Count every line that holds the string "chart", and report the number alone.

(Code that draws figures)
__________________________________________________

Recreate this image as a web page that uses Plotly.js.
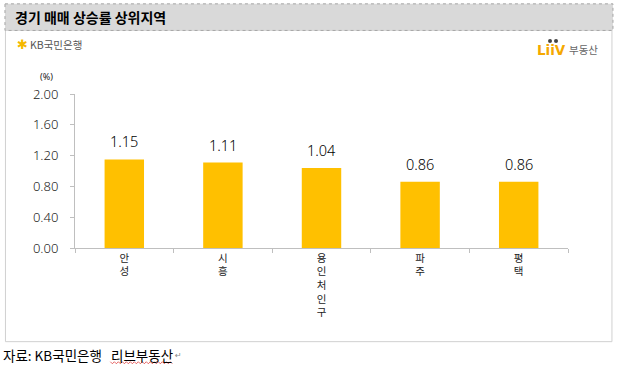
<!DOCTYPE html>
<html>
<head>
<meta charset="utf-8">
<script src="https://cdn.plot.ly/plotly-3.0.1.min.js"></script>
<style>
html,body{margin:0;padding:0;background:#fff;}
#chart{width:634px;height:368px;}
</style>
</head>
<body>
<div id="chart"></div>
<script>
const categories = ["안성", "시흥", "용인 처인구", "파주", "평택"];
const tickLabels = ["안<br>성", "시<br>흥", "용<br>인<br>처<br>인<br>구", "파<br>주", "평<br>택"];
const values = [1.15, 1.11, 1.04, 0.86, 0.86];
const yTicks = [0, 0.4, 0.8, 1.2, 1.6, 2.0];

const W = 634, H = 368;
const L = 74.6, R = 568, T = 94.3, B = 247.7;
const px = x => (x - L) / (R - L);
const py = y => (B - y) / (B - T);
const FONT = '"Noto Sans CJK KR", "Noto Sans", sans-serif';
const NUMFONT = '"Noto Sans", "Open Sans", sans-serif';

const trace = {
  type: 'bar',
  x: categories,
  y: values,
  width: 0.4,
  marker: {color: '#FFC000'},
  hoverinfo: 'none'
};

const annotations = values.map((v, i) => ({
  x: categories[i], y: v, xref: 'x', yref: 'y',
  text: v.toFixed(2), showarrow: false,
  yanchor: 'bottom', yshift: 6,
  font: {family: NUMFONT, size: 14.5, color: '#000', weight: 300}
}));

annotations.push(
  {xref:'paper', yref:'paper', x: px(13), y: py(17.5), xanchor:'left', yanchor:'middle',
   text:'<b>경기 매매 상승률 상위지역</b>', showarrow:false,
   font:{family:FONT, size:14, color:'#000'}},
  {xref:'paper', yref:'paper', x: px(46), y: py(77), xanchor:'center', yanchor:'middle',
   text:'(%)', showarrow:false, font:{family:NUMFONT, size:9, color:'#222'}},
  {xref:'paper', yref:'paper', x: px(15), y: py(45), xanchor:'left', yanchor:'middle',
   text:'<b>✱</b>', showarrow:false,
   font:{family:'"DejaVu Sans", sans-serif', size:13, color:'#f5b800'}},
  {xref:'paper', yref:'paper', x: px(28), y: py(45), xanchor:'left', yanchor:'middle',
   text:'KB국민은행', showarrow:false, font:{family:FONT, size:10.5, color:'#555'}},
  {xref:'paper', yref:'paper', x: px(535), y: py(50.5), xanchor:'left', yanchor:'middle',
   text:'<b>LiiV</b>', showarrow:false, font:{family:'"DejaVu Sans", sans-serif', size:13.5, color:'#f5a800'}},
  {xref:'paper', yref:'paper', x: px(567), y: py(50), xanchor:'left', yanchor:'middle',
   text:'부동산', showarrow:false, font:{family:FONT, size:10.5, color:'#666'}},
  {xref:'paper', yref:'paper', x: px(1), y: py(354), xanchor:'left', yanchor:'middle',
   text:'자료: KB국민은행&nbsp;&nbsp; 리브부동산', showarrow:false, font:{family:FONT, size:13.5, color:'#000'}},
  {xref:'paper', yref:'paper', x: px(173), y: py(355), xanchor:'left', yanchor:'middle',
   text:'↵', showarrow:false, font:{family:'"DejaVu Sans", sans-serif', size:8, color:'#888'}}
);

// wavy spell-check underline
let wave = 'M ' + px(110) + ' ' + py(361);
for (let xx = 110, k = 0; xx < 172; xx += 2, k++) {
  wave += ' L ' + px(xx + 2) + ' ' + py(k % 2 ? 361 : 363);
}

const shapes = [
  {type:'rect', xref:'paper', yref:'paper', x0:px(5), x1:px(612), y0:py(31), y1:py(341),
   fillcolor:'#fff', line:{color:'#d0d0d0', width:1}, layer:'below'},
  {type:'rect', xref:'paper', yref:'paper', x0:px(4.5), x1:px(613), y0:py(4.5), y1:py(31),
   fillcolor:'#d9d9d9', line:{color:'#a6a6a6', width:1, dash:'dot'}, layer:'below'},
  {type:'path', xref:'paper', yref:'paper', path: wave, line:{color:'#e04040', width:0.8}},
  // Liiv dots
  {type:'circle', xref:'paper', yref:'paper', x0:px(548), x1:px(552), y0:py(39.5), y1:py(43.5),
   fillcolor:'#444', line:{width:0}},
  {type:'circle', xref:'paper', yref:'paper', x0:px(554), x1:px(558), y0:py(39.5), y1:py(43.5),
   fillcolor:'#444', line:{width:0}}
];

const layout = {
  width: W, height: H,
  margin: {l: L, r: W - R, t: T, b: H - B, pad: 0},
  paper_bgcolor: '#fff', plot_bgcolor: 'rgba(0,0,0,0)',
  showlegend: false,
  bargap: 0.6,
  font: {family: FONT, color: '#222'},
  xaxis: {
    type: 'category',
    tickvals: categories, ticktext: tickLabels,
    tickangle: 0,
    showline: true, linecolor: '#bfbfbf', linewidth: 1,
    ticks: 'outside', tickson: 'boundaries', ticklen: 4, tickcolor: '#bfbfbf',
    showgrid: false, zeroline: false,
    tickfont: {family: FONT, size: 10.5, color: '#222'},
    fixedrange: true
  },
  yaxis: {
    range: [0, 2.0],
    tickvals: yTicks,
    tickformat: '.2f',
    showline: true, linecolor: '#bfbfbf', linewidth: 1,
    ticks: 'outside', ticklen: 4, tickcolor: '#bfbfbf',
    ticklabelstandoff: 9,
    showgrid: false, zeroline: false,
    tickfont: {family: NUMFONT, size: 13, color: '#222', weight: 300},
    fixedrange: true
  },
  annotations: annotations,
  shapes: shapes
};

Plotly.newPlot('chart', [trace], layout, {displayModeBar: false, staticPlot: true});
</script>
</body>
</html>
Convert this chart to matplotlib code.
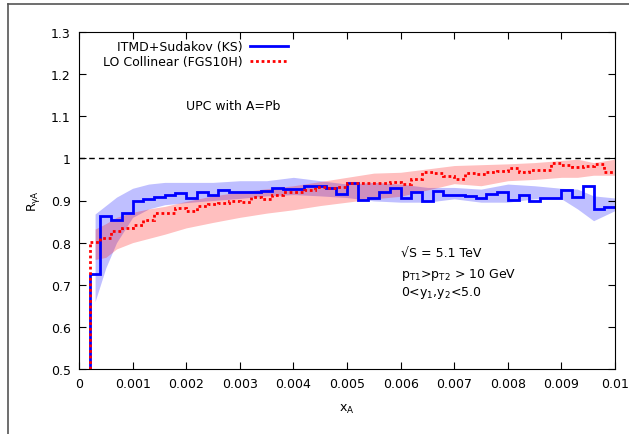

__________________________________________________

• [THE REPLY]: 4